→ **Problem requirements**
Using the records below, quote only the span that opens with the line containing "Output the Python" and closes with the line containing "ax2 = ax.twinx()", exactly and inclusively.

→ **Dataset content**
▼
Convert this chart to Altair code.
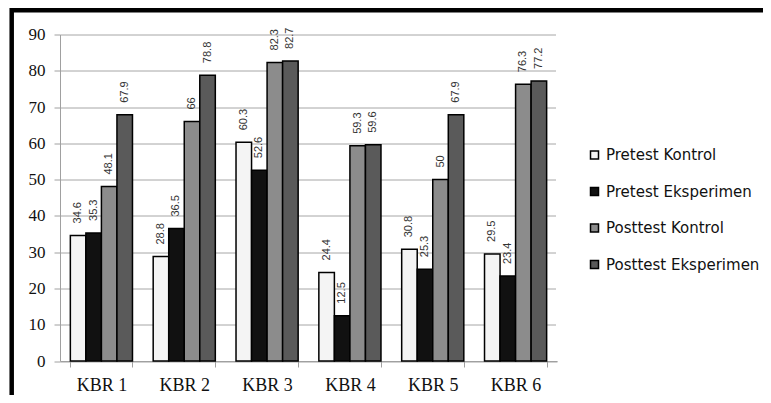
▲
▼
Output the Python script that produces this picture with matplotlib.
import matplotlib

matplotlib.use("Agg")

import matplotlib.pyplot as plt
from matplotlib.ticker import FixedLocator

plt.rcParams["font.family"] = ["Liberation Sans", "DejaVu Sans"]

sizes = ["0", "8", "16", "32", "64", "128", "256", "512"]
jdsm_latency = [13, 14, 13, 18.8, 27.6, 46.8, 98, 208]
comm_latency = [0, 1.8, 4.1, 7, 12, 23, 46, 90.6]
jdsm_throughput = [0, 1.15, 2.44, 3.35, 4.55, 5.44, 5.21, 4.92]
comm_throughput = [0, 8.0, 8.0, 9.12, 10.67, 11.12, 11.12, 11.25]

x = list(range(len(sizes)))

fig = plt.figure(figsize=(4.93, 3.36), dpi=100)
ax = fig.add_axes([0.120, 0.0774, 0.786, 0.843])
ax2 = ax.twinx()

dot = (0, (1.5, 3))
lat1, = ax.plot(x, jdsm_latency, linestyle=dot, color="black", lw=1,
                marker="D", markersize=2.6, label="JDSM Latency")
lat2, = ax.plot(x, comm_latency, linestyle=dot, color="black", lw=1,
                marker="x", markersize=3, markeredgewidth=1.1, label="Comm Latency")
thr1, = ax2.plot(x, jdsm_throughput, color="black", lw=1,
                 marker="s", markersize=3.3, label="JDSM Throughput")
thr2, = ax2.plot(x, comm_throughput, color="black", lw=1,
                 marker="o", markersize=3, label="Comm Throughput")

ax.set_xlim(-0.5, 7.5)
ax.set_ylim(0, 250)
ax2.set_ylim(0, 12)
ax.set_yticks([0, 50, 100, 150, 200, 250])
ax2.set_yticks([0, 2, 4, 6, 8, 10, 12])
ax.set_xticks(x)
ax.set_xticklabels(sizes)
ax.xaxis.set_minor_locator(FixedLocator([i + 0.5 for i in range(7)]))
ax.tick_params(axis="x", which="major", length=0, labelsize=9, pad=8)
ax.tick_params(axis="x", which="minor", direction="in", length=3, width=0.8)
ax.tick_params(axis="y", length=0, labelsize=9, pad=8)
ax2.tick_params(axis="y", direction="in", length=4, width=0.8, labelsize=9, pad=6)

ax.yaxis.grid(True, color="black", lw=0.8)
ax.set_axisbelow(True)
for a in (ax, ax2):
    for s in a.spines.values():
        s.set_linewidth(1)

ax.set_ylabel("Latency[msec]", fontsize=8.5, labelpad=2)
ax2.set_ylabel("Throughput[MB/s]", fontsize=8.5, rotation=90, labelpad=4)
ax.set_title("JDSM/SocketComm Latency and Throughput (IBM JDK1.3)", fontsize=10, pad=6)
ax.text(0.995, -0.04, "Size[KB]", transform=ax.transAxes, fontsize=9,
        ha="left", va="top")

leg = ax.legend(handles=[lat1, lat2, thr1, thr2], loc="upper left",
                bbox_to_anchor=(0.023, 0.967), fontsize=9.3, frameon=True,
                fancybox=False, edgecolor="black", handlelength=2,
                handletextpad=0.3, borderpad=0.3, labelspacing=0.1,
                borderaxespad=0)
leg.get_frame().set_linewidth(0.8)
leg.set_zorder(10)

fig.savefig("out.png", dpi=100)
▲
▼
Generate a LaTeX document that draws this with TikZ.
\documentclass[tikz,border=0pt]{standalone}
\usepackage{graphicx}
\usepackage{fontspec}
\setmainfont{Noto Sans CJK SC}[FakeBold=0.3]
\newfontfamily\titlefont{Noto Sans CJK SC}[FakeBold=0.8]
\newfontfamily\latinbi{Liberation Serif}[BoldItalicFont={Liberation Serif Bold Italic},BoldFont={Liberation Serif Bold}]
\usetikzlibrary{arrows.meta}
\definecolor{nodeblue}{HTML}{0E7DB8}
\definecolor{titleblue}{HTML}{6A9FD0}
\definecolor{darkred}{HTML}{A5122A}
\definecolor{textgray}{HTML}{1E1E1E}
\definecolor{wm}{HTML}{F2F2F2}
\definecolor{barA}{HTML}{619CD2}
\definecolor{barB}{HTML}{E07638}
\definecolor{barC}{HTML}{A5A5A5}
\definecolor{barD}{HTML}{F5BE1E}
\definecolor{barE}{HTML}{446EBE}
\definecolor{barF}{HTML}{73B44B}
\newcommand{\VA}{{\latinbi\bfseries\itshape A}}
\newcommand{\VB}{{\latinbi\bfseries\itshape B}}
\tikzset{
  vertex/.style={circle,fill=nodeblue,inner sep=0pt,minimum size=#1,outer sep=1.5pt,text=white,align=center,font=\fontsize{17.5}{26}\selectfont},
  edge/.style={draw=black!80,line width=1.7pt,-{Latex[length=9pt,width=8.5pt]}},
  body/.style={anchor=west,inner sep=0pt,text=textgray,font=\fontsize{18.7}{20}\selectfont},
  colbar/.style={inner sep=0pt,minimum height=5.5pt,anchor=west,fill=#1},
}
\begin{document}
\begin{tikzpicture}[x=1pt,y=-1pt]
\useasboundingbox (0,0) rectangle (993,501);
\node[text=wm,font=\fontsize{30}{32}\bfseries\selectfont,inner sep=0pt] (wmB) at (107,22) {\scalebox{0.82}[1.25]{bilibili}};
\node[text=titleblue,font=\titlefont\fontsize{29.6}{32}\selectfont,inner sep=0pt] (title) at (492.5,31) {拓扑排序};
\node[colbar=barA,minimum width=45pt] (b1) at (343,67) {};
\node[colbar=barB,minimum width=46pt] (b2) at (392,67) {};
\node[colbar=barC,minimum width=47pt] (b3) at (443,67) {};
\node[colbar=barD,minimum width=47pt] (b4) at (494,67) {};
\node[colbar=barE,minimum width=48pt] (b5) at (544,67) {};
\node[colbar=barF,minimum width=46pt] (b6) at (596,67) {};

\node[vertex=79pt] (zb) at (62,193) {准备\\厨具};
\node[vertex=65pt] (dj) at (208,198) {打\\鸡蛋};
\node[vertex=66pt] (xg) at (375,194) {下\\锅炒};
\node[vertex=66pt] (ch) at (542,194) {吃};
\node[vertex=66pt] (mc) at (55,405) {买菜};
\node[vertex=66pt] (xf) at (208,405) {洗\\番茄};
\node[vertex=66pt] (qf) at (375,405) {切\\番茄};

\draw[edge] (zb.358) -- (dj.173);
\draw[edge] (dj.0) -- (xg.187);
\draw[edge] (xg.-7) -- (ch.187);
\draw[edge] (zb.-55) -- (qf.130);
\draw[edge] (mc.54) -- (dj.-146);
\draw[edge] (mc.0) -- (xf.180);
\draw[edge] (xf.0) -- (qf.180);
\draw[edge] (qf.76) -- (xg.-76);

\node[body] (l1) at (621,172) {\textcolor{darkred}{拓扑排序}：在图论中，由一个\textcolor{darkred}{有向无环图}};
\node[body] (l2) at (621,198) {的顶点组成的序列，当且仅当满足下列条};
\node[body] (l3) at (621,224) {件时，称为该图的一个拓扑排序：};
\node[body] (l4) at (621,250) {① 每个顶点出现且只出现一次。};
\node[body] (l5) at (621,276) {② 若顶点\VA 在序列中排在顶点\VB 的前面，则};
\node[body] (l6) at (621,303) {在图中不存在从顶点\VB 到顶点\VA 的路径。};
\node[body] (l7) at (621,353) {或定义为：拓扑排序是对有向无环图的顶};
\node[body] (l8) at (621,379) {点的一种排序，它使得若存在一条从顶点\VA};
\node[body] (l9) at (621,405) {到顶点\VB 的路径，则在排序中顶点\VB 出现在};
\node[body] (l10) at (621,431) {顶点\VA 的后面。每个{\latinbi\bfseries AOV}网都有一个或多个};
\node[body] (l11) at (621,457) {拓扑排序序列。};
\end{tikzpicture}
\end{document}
▲
→ **Result of the exercise**
Output the Python script that produces this picture with matplotlib.
import matplotlib

matplotlib.use("Agg")

import matplotlib.pyplot as plt
from matplotlib.ticker import FixedLocator

plt.rcParams["font.family"] = ["Liberation Sans", "DejaVu Sans"]

sizes = ["0", "8", "16", "32", "64", "128", "256", "512"]
jdsm_latency = [13, 14, 13, 18.8, 27.6, 46.8, 98, 208]
comm_latency = [0, 1.8, 4.1, 7, 12, 23, 46, 90.6]
jdsm_throughput = [0, 1.15, 2.44, 3.35, 4.55, 5.44, 5.21, 4.92]
comm_throughput = [0, 8.0, 8.0, 9.12, 10.67, 11.12, 11.12, 11.25]

x = list(range(len(sizes)))

fig = plt.figure(figsize=(4.93, 3.36), dpi=100)
ax = fig.add_axes([0.120, 0.0774, 0.786, 0.843])
ax2 = ax.twinx()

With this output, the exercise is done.